Plotting code records
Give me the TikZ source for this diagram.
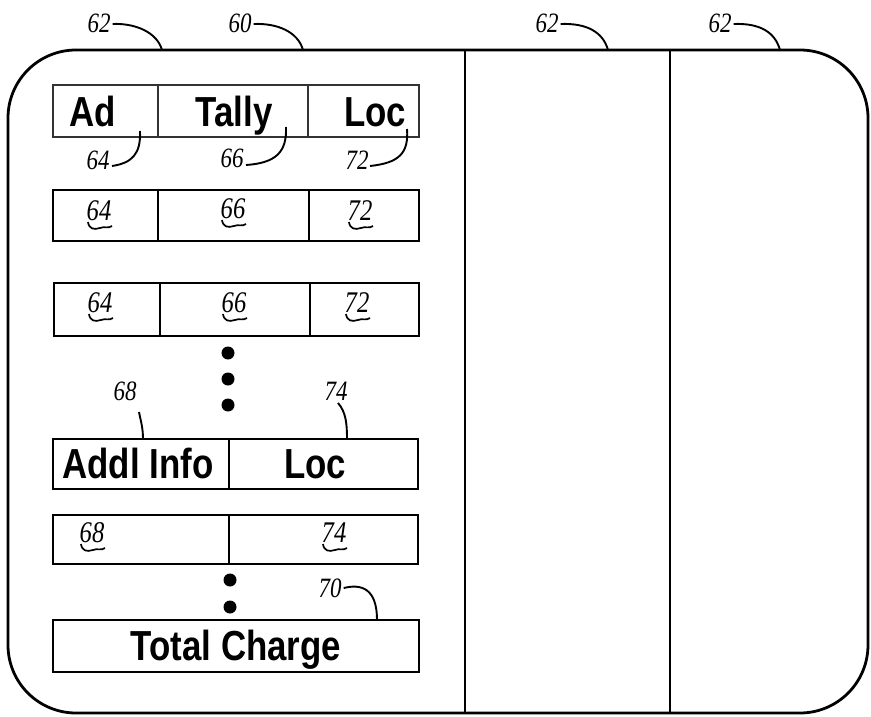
\documentclass[tikz,border=0pt]{standalone}
\usepackage{fontspec}
\newfontfamily\hdfont[FakeStretch=0.83]{Liberation Sans}
\newfontfamily\numfont[FakeStretch=0.82]{Liberation Serif}
\begin{document}
\begin{tikzpicture}[x=1pt,y=-1pt,
  frame/.style={line width=2.8pt},
  divider/.style={line width=2.2pt},
  cell/.style={draw,line width=1.8pt,rectangle,inner sep=0pt},
  thincell/.style={draw,line width=1.1pt,rectangle,inner sep=0pt,draw=black!80},
  hd/.style={font=\hdfont\bfseries\fontsize{42}{42}\selectfont,anchor=base,inner sep=0pt},
  num/.style={font=\numfont\itshape\fontsize{28}{28}\selectfont,inner sep=0pt},
  unum/.style={font=\numfont\itshape\fontsize{30}{30}\selectfont,inner sep=0pt},
  leader/.style={line width=1.9pt},
  squig/.style={line width=1.7pt},
  dot/.style={circle,fill=black,inner sep=0pt,minimum size=13pt}
]
\useasboundingbox (0,0) rectangle (871,717);
% outer frame
\draw[frame,rounded corners=68pt] (8,50) rectangle (868,713);
\coordinate (v1t) at (465,50); \coordinate (v1b) at (465,713);
\coordinate (v2t) at (670,50); \coordinate (v2b) at (670,713);
\draw[divider] (v1t) -- (v1b);
\draw[divider] (v2t) -- (v2b);

% top labels
\node[num] (l62a) at (99,23) {62};
\node[num] (l60) at (240,23) {60};
\node[num] (l62b) at (547,23) {62};
\node[num] (l62c) at (720,23) {62};
\coordinate (t62a) at (162,50);
\coordinate (t60) at (303,50);
\coordinate (t62b) at (608,50);
\coordinate (t62c) at (780,50);
\draw[leader] (l62a.east) ++(2,1) .. controls +(22,-1) and (157,32) .. (t62a);
\draw[leader] (l60.east) ++(2,1) .. controls +(24,-1) and (298,32) .. (t60);
\draw[leader] (l62b.east) ++(2,1) .. controls +(26,-1) and (603,32) .. (t62b);
\draw[leader] (l62c.east) ++(2,1) .. controls +(26,-1) and (775,32) .. (t62c);

% row 1 header
\node[thincell,minimum width=105pt,minimum height=52pt] (r1a) at (105.5,111) {};
\node[thincell,minimum width=150pt,minimum height=52pt] (r1b) at (233,111) {};
\node[thincell,minimum width=111pt,minimum height=52pt] (r1c) at (363.5,111) {};
\node[hd] (tAd) at (93,126) {Ad};
\node[hd] (tTally) at (234,126) {Tally};
\node[hd] (tLoc) at (375,126) {Loc};
\node[num] (l64) at (98,160) {64};
\node[num] (l66) at (232,158) {66};
\node[num] (l72) at (357,160) {72};
\coordinate (e64) at (140,131);
\coordinate (e66) at (286,127);
\coordinate (e72) at (407,129);
\draw[leader] (112,166) .. controls (132,163) and (141,154) .. (e64);
\draw[leader] (246,165) .. controls (276,163) and (287,152) .. (e66);
\draw[leader] (370,166) .. controls (398,163) and (409,154) .. (e72);

% row 2
\node[cell,minimum width=105pt,minimum height=51pt] (r2a) at (105.5,215.5) {};
\node[cell,minimum width=151pt,minimum height=51pt] (r2b) at (233.5,215.5) {};
\node[cell,minimum width=110pt,minimum height=51pt] (r2c) at (364,215.5) {};
\node[unum] (n2a) at (99,211) {64};
\node[unum] (n2b) at (233,209) {66};
\node[unum] (n2c) at (360,211) {72};

% row 3
\node[cell,minimum width=106pt,minimum height=53pt] (r3a) at (107,309.5) {};
\node[cell,minimum width=150pt,minimum height=53pt] (r3b) at (235,309.5) {};
\node[cell,minimum width=109pt,minimum height=53pt] (r3c) at (364.5,309.5) {};
\node[unum] (n3a) at (100,303) {64};
\node[unum] (n3b) at (234,303) {66};
\node[unum] (n3c) at (357,303) {72};

% dots
\node[dot] (d1) at (228,353) {};
\node[dot] (d2) at (228,379) {};
\node[dot] (d3) at (228,405) {};

% row 4
\node[num] (l68) at (125,391) {68};
\node[num] (l74) at (336,391) {74};
\node[cell,minimum width=176pt,minimum height=50pt] (r4a) at (141,464) {};
\node[cell,minimum width=189pt,minimum height=50pt] (r4b) at (323.5,464) {};
\node[hd] (tAddl) at (138,478) {Addl Info};
\node[hd] (tLoc2) at (315,478) {Loc};
\coordinate (e68) at (143,439);
\coordinate (e74) at (347,439);
\draw[leader] (139,412) .. controls (141,422) and (143,428) .. (e68);
\draw[leader] (338,403) .. controls (346,412) and (347,424) .. (e74);

% row 5
\node[cell,minimum width=176pt,minimum height=49pt] (r5a) at (141,539.5) {};
\node[cell,minimum width=189pt,minimum height=49pt] (r5b) at (323.5,539.5) {};
\node[unum] (n5a) at (92,533) {68};
\node[unum] (n5b) at (334,533) {74};

% dots
\node[dot] (d4) at (230,580) {};
\node[dot] (d5) at (230,607) {};

% row 6
\node[num] (l70) at (330,588) {70};
\node[cell,minimum width=366pt,minimum height=52pt] (r6) at (236,646) {};
\node[hd] (tTotal) at (236,660) {Total Charge};
\coordinate (e70) at (377,620);
\draw[leader] (l70.east) ++(2,0) .. controls (368,582) and (377,596) .. (e70);

% squiggly underlines
\foreach \n in {n2a,n2b,n2c,n3a,n3b,n3c,n5a,n5b}{
  \draw[squig] ([shift={(-11,11)}]\n.center)
     .. controls ([shift={(-10,18)}]\n.center) and ([shift={(-5,19)}]\n.center) .. ([shift={(1,17)}]\n.center)
     .. controls ([shift={(5,15)}]\n.center) and ([shift={(9,18)}]\n.center) .. ([shift={(13,15)}]\n.center);
}
\end{tikzpicture}
\end{document}
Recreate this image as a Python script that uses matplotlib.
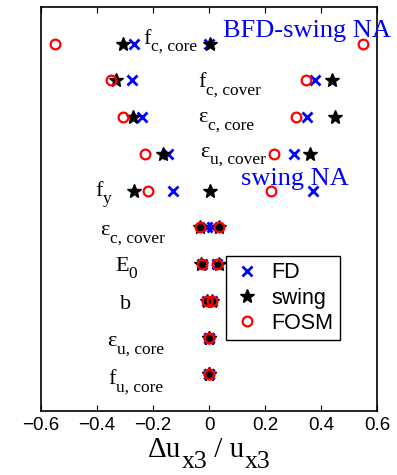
import matplotlib
matplotlib.use('Agg')
import matplotlib.pyplot as plt

plt.rcParams['font.family'] = ['Liberation Sans', 'DejaVu Sans']

# parameters, top to bottom: (main symbol, subscript)
params = [('f', 'c, core'), ('f', 'c, cover'), ('ε', 'c, core'), ('ε', 'u, cover'),
          ('f', 'y'), ('ε', 'c, cover'), ('E', '0'), ('b', ''),
          ('ε', 'u, core'), ('f', 'u, core')]
label_x = [-0.235, -0.038, -0.038, -0.031, -0.406, -0.388, -0.335, -0.317, -0.363, -0.360]
label_dy = [0.0, 0.19, 0.14, 0.08, 0.14, 0.22, 0.19, 0.22, 0.24, 0.27]

fd_lo = [-0.267, -0.275, -0.239, -0.146, -0.129, -0.007, -0.025, -0.007, 0.001, 0.001]
fd_hi = [0.0, 0.377, 0.350, 0.302, 0.370, 0.011, 0.029, 0.011, 0.001, 0.001]
swing_lo = [-0.307, -0.331, -0.271, -0.164, -0.269, -0.031, -0.028, -0.007, 0.001, 0.001]
swing_hi = [0.002, 0.441, 0.449, 0.362, 0.002, 0.034, 0.037, 0.011, 0.001, 0.001]
fosm_lo = [-0.549, -0.349, -0.307, -0.227, -0.219, -0.031, -0.025, -0.007, 0.001, 0.001]
fosm_hi = [0.550, 0.347, 0.311, 0.231, 0.222, 0.034, 0.029, 0.011, 0.001, 0.001]

n = len(params)
rows = list(range(n, 0, -1))

fig = plt.figure(figsize=(3.97, 4.75), dpi=100)
ax = fig.add_axes([0.1033, 0.1347, 0.8463, 0.8506])


def rich_text(x, y, parts, transform, **kw):
    # parts: (text, fontsize, drop below main baseline in points)
    first = ax.text(x, y, parts[0][0], fontsize=parts[0][1], transform=transform,
                    va='baseline', ha='left', family='Liberation Serif', **kw)
    d0 = 0.22 * parts[0][1]
    prev = first
    for s, fs, drop in parts[1:]:
        if not s:
            continue
        prev = ax.annotate(s, xy=(1, 0), xycoords=(prev, first), xytext=(0, d0 - drop),
                           textcoords='offset points', fontsize=fs, va='baseline',
                           ha='left', family='Liberation Serif', annotation_clip=False, **kw)
    return first


ax.plot(fd_lo + fd_hi, rows + rows, 'x', color='blue', ms=6.5, mew=2, label='FD')
ax.plot(swing_lo + swing_hi, rows + rows, '*', color='black', ms=10, label='swing')
ax.plot(fosm_lo + fosm_hi, rows + rows, 'o', mfc='none', mec='red', ms=7, mew=1.6,
        label='FOSM')

for y, (main, sub), lx, dy in zip(rows, params, label_x, label_dy):
    rich_text(lx, y - dy, [(main, 16), (sub, 12.5, 5)], ax.transData)

ax.text(0.051, 10.18, 'BFD-swing NA', color='blue', fontsize=19,
        family='Liberation Serif', va='baseline', ha='left', clip_on=False)
ax.text(0.114, 6.15, 'swing NA', color='blue', fontsize=19,
        family='Liberation Serif', va='baseline', ha='left')

ax.set_xlim(-0.6, 0.6)
ax.set_ylim(0, 11)
ax.set_xticks([-0.6, -0.4, -0.2, 0, 0.2, 0.4, 0.6])
ax.set_xticklabels(['\u22120.6', '\u22120.4', '\u22120.2', '0', '0.2', '0.4', '0.6'])
ax.set_yticks([])
ax.tick_params(axis='x', direction='in', top=True, length=4, labelsize=13.5, pad=4)
for s in ax.spines.values():
    s.set_linewidth(1.2)

# x label: Δu_x3 / u_x3
rich_text(148 / 397, 1 - 457 / 475,
          [('Δu', 21), ('x3', 18.5, 8), (' / u', 21, 0), ('x3', 18.5, 8)], fig.transFigure)

leg = ax.legend(loc='upper left', bbox_to_anchor=(0.551, 0.384), fontsize=15.5,
                fancybox=False, edgecolor='black', framealpha=1, borderpad=0.3,
                handletextpad=0.5, labelspacing=0.2, handlelength=1.3,
                borderaxespad=0)
leg.get_frame().set_linewidth(1.0)

fig.savefig('out.png', dpi=100)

▶ Task goal
Give again, word for word, the part that opens with the line containing "Recreate this image" and closes with the one containing "rows = list(range(n, 0, -1))". Include both of those lines and skip all pictures.

▶ Expected output
Recreate this image as a Python script that uses matplotlib.
import matplotlib
matplotlib.use('Agg')
import matplotlib.pyplot as plt

plt.rcParams['font.family'] = ['Liberation Sans', 'DejaVu Sans']

# parameters, top to bottom: (main symbol, subscript)
params = [('f', 'c, core'), ('f', 'c, cover'), ('ε', 'c, core'), ('ε', 'u, cover'),
          ('f', 'y'), ('ε', 'c, cover'), ('E', '0'), ('b', ''),
          ('ε', 'u, core'), ('f', 'u, core')]
label_x = [-0.235, -0.038, -0.038, -0.031, -0.406, -0.388, -0.335, -0.317, -0.363, -0.360]
label_dy = [0.0, 0.19, 0.14, 0.08, 0.14, 0.22, 0.19, 0.22, 0.24, 0.27]

fd_lo = [-0.267, -0.275, -0.239, -0.146, -0.129, -0.007, -0.025, -0.007, 0.001, 0.001]
fd_hi = [0.0, 0.377, 0.350, 0.302, 0.370, 0.011, 0.029, 0.011, 0.001, 0.001]
swing_lo = [-0.307, -0.331, -0.271, -0.164, -0.269, -0.031, -0.028, -0.007, 0.001, 0.001]
swing_hi = [0.002, 0.441, 0.449, 0.362, 0.002, 0.034, 0.037, 0.011, 0.001, 0.001]
fosm_lo = [-0.549, -0.349, -0.307, -0.227, -0.219, -0.031, -0.025, -0.007, 0.001, 0.001]
fosm_hi = [0.550, 0.347, 0.311, 0.231, 0.222, 0.034, 0.029, 0.011, 0.001, 0.001]

n = len(params)
rows = list(range(n, 0, -1))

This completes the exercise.